THE REQUEST >>
Print the records below exactly, from the line containing "Write the Plotly code for this chart." down to the line containing "-0.4, -0.7, -1.18, -1.85, -2.75, -3.8, -5.1, -6.55, -8.2, -10]", both lines included, and omit every picture.

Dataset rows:

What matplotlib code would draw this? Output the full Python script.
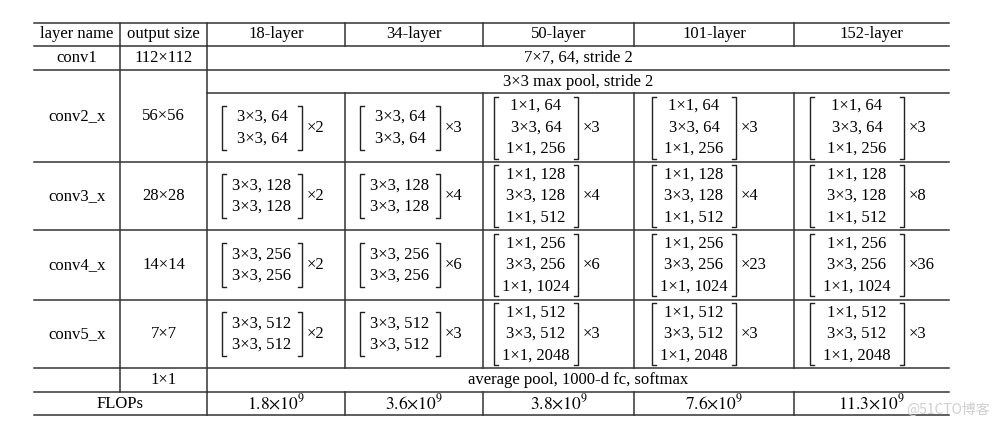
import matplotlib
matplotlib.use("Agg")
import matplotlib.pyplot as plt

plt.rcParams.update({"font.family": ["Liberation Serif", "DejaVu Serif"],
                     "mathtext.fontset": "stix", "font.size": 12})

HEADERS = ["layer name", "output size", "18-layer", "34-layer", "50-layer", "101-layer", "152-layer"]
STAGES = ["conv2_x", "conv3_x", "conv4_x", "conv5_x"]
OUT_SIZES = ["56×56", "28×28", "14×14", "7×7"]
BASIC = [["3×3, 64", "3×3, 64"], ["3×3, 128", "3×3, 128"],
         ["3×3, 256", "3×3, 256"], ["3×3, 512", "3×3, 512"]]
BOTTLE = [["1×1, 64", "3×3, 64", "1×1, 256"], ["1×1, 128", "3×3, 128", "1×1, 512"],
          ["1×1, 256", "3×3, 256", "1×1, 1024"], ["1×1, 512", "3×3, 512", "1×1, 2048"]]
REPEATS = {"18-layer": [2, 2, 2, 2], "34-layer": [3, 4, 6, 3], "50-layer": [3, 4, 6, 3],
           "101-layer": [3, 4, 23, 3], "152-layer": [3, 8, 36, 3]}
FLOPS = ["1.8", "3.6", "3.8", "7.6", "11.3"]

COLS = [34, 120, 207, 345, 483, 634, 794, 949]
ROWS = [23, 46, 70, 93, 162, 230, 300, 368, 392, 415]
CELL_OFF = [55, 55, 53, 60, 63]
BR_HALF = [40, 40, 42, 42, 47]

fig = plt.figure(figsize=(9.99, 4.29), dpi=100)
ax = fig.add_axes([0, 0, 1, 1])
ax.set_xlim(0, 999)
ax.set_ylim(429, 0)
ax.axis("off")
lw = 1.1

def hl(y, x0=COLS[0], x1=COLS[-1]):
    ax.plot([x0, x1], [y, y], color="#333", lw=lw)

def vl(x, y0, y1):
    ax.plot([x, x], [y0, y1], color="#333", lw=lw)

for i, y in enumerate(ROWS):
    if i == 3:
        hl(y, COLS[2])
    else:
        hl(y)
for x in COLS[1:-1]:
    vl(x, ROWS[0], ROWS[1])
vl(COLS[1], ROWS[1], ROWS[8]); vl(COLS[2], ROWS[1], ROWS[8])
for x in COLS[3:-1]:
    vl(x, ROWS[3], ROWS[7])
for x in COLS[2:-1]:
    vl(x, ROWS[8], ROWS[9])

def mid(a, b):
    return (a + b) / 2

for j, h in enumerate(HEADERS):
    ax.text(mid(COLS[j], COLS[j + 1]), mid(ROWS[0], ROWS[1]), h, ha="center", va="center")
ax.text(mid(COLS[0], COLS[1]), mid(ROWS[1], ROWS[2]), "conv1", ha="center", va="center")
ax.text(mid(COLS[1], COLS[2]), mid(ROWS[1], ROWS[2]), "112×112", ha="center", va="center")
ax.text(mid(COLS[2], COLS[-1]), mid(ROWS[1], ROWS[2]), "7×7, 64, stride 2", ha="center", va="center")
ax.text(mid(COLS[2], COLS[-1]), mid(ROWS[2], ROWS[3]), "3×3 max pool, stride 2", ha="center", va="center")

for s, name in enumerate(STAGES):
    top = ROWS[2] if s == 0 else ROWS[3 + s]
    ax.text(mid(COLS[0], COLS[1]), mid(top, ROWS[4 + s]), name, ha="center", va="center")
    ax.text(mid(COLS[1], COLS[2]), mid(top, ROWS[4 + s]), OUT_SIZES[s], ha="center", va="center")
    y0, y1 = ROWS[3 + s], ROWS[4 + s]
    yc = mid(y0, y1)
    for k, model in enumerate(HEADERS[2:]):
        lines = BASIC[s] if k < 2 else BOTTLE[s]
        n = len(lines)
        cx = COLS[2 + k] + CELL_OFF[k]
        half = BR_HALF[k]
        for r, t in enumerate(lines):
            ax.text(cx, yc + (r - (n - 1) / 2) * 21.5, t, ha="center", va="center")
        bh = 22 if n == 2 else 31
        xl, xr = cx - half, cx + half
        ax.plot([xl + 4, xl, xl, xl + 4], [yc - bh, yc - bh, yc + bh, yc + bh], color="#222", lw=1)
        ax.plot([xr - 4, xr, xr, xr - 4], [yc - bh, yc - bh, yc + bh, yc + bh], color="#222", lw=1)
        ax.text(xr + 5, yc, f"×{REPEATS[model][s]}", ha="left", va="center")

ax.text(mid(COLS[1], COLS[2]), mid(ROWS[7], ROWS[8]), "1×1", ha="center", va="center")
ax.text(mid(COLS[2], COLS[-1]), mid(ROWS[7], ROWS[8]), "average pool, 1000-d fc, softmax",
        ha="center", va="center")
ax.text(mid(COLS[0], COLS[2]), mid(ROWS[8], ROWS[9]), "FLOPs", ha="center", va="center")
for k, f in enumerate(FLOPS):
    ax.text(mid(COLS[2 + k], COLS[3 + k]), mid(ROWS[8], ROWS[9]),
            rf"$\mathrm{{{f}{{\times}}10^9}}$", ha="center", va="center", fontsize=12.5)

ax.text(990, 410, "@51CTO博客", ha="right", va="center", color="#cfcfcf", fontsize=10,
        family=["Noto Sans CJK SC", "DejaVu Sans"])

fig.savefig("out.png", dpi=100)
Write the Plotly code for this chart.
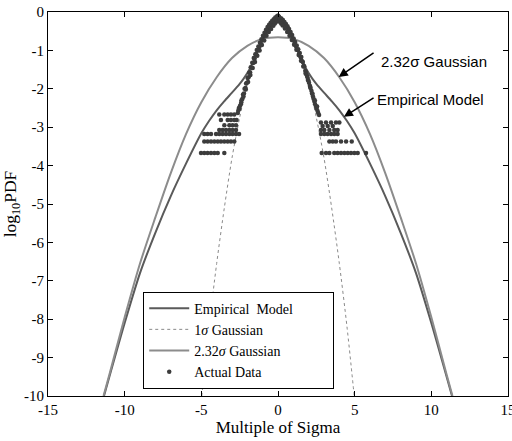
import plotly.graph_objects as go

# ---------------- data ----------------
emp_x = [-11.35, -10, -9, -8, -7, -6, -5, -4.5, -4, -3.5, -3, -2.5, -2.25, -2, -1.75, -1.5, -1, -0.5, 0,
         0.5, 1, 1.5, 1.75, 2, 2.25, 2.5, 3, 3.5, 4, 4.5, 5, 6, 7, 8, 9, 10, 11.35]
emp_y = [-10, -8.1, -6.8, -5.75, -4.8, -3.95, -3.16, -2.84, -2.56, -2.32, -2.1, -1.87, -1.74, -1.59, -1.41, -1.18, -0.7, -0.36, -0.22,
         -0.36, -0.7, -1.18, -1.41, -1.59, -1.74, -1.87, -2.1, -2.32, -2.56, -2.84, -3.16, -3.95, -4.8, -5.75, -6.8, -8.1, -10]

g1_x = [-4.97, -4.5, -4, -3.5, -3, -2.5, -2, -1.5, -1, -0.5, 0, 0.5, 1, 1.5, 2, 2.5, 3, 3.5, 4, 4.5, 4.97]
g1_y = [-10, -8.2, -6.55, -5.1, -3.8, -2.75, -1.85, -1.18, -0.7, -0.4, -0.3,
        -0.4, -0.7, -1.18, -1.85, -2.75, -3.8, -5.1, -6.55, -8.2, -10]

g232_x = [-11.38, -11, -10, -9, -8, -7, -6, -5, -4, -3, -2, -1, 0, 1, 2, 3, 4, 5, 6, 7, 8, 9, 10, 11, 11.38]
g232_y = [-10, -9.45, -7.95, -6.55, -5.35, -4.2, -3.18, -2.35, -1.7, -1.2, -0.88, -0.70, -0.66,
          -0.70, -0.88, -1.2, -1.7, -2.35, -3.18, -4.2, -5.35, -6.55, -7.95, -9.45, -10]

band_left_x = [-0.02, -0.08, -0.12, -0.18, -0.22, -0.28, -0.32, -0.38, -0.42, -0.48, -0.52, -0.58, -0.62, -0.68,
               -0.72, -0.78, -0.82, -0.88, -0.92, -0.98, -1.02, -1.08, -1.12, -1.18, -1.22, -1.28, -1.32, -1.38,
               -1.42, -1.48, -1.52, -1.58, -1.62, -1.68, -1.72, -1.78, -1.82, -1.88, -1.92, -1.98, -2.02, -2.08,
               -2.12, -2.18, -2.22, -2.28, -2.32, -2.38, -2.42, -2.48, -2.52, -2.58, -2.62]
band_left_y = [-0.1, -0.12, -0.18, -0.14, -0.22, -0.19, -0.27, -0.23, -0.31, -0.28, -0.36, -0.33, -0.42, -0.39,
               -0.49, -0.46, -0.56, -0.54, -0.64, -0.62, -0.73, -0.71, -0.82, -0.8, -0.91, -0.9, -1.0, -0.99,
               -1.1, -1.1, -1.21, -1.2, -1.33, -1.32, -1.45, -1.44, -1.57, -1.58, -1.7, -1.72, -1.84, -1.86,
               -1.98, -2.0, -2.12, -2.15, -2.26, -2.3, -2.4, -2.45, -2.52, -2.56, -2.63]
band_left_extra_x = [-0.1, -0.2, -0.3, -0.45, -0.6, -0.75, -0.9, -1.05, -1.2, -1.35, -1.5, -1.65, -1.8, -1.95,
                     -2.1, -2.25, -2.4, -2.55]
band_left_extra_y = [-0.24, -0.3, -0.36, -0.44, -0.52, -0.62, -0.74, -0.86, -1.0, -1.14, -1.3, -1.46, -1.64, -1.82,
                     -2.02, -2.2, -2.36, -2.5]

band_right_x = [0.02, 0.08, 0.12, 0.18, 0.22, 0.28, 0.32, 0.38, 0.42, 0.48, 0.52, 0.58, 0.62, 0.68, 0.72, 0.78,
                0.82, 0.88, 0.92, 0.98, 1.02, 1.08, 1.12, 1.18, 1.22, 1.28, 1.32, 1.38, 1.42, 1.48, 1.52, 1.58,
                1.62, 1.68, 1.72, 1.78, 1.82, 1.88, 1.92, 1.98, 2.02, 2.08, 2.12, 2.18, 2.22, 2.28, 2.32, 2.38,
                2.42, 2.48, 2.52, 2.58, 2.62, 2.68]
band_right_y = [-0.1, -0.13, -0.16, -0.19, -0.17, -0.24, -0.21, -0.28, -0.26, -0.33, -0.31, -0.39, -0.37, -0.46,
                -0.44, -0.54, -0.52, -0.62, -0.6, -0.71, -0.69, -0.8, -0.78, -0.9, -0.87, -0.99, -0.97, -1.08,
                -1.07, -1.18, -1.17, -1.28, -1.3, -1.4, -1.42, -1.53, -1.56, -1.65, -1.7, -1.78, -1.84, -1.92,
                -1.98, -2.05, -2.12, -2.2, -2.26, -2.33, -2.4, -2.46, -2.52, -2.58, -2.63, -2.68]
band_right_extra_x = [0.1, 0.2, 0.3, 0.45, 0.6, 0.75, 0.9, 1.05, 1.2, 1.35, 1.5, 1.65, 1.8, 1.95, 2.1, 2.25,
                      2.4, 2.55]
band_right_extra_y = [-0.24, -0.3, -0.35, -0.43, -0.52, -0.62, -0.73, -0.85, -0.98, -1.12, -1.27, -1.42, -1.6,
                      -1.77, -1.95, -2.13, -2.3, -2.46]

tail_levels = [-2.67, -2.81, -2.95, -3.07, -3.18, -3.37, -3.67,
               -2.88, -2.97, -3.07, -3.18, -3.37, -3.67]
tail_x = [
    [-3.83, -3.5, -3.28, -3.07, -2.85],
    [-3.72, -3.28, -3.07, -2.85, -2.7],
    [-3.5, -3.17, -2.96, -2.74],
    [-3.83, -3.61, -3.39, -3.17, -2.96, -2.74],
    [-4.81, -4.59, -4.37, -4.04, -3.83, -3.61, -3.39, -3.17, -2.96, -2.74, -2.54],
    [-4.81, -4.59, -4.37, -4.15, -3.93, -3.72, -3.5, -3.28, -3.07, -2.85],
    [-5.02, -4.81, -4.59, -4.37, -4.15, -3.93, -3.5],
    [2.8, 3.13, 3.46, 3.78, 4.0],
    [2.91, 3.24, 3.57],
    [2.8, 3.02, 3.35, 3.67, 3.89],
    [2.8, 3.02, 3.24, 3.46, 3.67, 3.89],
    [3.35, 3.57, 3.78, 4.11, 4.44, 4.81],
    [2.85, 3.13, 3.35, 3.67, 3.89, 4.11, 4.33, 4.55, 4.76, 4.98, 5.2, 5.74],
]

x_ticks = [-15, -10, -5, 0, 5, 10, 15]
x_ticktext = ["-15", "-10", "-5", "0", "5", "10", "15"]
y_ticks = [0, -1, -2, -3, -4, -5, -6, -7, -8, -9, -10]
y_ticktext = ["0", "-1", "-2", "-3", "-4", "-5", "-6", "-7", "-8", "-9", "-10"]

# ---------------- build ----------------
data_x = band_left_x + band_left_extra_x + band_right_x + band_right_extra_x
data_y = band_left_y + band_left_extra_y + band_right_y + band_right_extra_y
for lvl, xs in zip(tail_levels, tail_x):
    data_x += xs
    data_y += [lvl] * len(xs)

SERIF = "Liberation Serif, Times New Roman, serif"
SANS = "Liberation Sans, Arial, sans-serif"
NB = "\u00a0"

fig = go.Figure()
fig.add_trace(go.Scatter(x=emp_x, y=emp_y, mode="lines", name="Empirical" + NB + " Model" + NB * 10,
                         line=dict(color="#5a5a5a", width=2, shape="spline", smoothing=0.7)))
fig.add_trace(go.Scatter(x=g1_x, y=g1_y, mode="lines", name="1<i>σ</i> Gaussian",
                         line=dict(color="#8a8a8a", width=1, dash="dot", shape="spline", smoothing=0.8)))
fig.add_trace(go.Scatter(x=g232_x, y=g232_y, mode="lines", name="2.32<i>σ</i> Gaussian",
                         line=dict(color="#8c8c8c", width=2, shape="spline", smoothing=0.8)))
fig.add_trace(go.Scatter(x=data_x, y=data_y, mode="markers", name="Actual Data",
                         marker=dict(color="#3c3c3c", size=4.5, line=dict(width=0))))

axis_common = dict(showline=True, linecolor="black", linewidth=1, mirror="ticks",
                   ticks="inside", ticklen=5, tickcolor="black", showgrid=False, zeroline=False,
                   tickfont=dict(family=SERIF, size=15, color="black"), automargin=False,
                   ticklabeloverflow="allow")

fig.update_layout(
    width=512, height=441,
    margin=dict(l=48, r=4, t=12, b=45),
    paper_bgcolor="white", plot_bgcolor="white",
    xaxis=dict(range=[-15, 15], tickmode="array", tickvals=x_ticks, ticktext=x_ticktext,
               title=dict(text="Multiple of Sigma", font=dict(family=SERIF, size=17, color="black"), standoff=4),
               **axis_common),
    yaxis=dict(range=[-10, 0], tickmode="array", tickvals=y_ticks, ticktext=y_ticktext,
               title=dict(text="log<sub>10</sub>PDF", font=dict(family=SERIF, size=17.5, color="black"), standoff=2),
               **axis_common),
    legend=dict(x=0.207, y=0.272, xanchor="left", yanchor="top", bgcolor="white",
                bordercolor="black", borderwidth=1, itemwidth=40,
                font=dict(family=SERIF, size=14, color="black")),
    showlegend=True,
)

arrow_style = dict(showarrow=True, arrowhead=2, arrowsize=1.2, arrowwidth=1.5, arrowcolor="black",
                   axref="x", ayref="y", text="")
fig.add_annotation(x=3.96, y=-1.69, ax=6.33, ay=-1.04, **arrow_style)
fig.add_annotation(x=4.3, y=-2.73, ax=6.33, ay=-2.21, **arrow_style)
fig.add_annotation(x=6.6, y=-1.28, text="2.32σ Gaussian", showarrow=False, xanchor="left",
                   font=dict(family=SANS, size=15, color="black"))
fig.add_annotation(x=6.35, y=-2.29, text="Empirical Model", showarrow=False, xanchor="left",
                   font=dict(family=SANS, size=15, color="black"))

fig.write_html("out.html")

SOLUTION FOR THIS EXERCISE >>
Write the Plotly code for this chart.
import plotly.graph_objects as go

# ---------------- data ----------------
emp_x = [-11.35, -10, -9, -8, -7, -6, -5, -4.5, -4, -3.5, -3, -2.5, -2.25, -2, -1.75, -1.5, -1, -0.5, 0,
         0.5, 1, 1.5, 1.75, 2, 2.25, 2.5, 3, 3.5, 4, 4.5, 5, 6, 7, 8, 9, 10, 11.35]
emp_y = [-10, -8.1, -6.8, -5.75, -4.8, -3.95, -3.16, -2.84, -2.56, -2.32, -2.1, -1.87, -1.74, -1.59, -1.41, -1.18, -0.7, -0.36, -0.22,
         -0.36, -0.7, -1.18, -1.41, -1.59, -1.74, -1.87, -2.1, -2.32, -2.56, -2.84, -3.16, -3.95, -4.8, -5.75, -6.8, -8.1, -10]

g1_x = [-4.97, -4.5, -4, -3.5, -3, -2.5, -2, -1.5, -1, -0.5, 0, 0.5, 1, 1.5, 2, 2.5, 3, 3.5, 4, 4.5, 4.97]
g1_y = [-10, -8.2, -6.55, -5.1, -3.8, -2.75, -1.85, -1.18, -0.7, -0.4, -0.3,
        -0.4, -0.7, -1.18, -1.85, -2.75, -3.8, -5.1, -6.55, -8.2, -10]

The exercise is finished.